▶ [SUPPLIED MATERIAL]:
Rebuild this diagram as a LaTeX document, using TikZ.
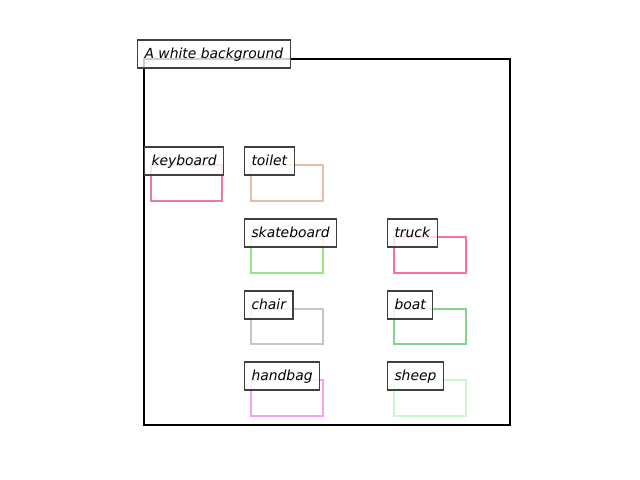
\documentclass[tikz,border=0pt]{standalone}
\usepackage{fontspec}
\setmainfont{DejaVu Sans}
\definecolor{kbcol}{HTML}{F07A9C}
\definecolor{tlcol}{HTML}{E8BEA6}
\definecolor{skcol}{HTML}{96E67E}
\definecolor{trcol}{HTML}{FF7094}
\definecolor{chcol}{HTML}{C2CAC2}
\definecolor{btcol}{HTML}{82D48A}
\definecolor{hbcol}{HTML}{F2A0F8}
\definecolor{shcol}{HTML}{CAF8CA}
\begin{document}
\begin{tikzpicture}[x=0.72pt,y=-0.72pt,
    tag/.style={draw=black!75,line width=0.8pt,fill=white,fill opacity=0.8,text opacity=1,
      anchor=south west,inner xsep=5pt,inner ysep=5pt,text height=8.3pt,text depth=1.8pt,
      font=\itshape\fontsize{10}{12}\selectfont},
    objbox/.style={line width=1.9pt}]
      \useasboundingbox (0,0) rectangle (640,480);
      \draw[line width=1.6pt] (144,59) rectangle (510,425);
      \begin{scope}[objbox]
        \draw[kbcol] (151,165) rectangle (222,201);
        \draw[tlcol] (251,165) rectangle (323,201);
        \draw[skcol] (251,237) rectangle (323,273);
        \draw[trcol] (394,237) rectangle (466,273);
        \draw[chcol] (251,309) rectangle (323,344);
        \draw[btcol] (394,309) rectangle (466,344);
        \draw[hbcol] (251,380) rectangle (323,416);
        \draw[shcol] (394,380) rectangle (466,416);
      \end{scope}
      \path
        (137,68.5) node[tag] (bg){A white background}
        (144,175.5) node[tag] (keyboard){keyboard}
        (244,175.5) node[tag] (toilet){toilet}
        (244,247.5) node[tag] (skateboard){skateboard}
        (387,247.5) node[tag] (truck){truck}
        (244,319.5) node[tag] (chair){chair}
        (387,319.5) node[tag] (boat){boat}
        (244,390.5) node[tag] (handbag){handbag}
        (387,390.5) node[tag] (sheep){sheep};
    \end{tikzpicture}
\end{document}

▶ [OBJECTIVE]:
Your task is to reproduce all of the material exactly. The pictures stay out.

▶ [WRITTEN RESPONSE]:
Rebuild this diagram as a LaTeX document, using TikZ.
\documentclass[tikz,border=0pt]{standalone}
\usepackage{fontspec}
\setmainfont{DejaVu Sans}
\definecolor{kbcol}{HTML}{F07A9C}
\definecolor{tlcol}{HTML}{E8BEA6}
\definecolor{skcol}{HTML}{96E67E}
\definecolor{trcol}{HTML}{FF7094}
\definecolor{chcol}{HTML}{C2CAC2}
\definecolor{btcol}{HTML}{82D48A}
\definecolor{hbcol}{HTML}{F2A0F8}
\definecolor{shcol}{HTML}{CAF8CA}
\begin{document}
\begin{tikzpicture}[x=0.72pt,y=-0.72pt,
    tag/.style={draw=black!75,line width=0.8pt,fill=white,fill opacity=0.8,text opacity=1,
      anchor=south west,inner xsep=5pt,inner ysep=5pt,text height=8.3pt,text depth=1.8pt,
      font=\itshape\fontsize{10}{12}\selectfont},
    objbox/.style={line width=1.9pt}]
      \useasboundingbox (0,0) rectangle (640,480);
      \draw[line width=1.6pt] (144,59) rectangle (510,425);
      \begin{scope}[objbox]
        \draw[kbcol] (151,165) rectangle (222,201);
        \draw[tlcol] (251,165) rectangle (323,201);
        \draw[skcol] (251,237) rectangle (323,273);
        \draw[trcol] (394,237) rectangle (466,273);
        \draw[chcol] (251,309) rectangle (323,344);
        \draw[btcol] (394,309) rectangle (466,344);
        \draw[hbcol] (251,380) rectangle (323,416);
        \draw[shcol] (394,380) rectangle (466,416);
      \end{scope}
      \path
        (137,68.5) node[tag] (bg){A white background}
        (144,175.5) node[tag] (keyboard){keyboard}
        (244,175.5) node[tag] (toilet){toilet}
        (244,247.5) node[tag] (skateboard){skateboard}
        (387,247.5) node[tag] (truck){truck}
        (244,319.5) node[tag] (chair){chair}
        (387,319.5) node[tag] (boat){boat}
        (244,390.5) node[tag] (handbag){handbag}
        (387,390.5) node[tag] (sheep){sheep};
    \end{tikzpicture}
\end{document}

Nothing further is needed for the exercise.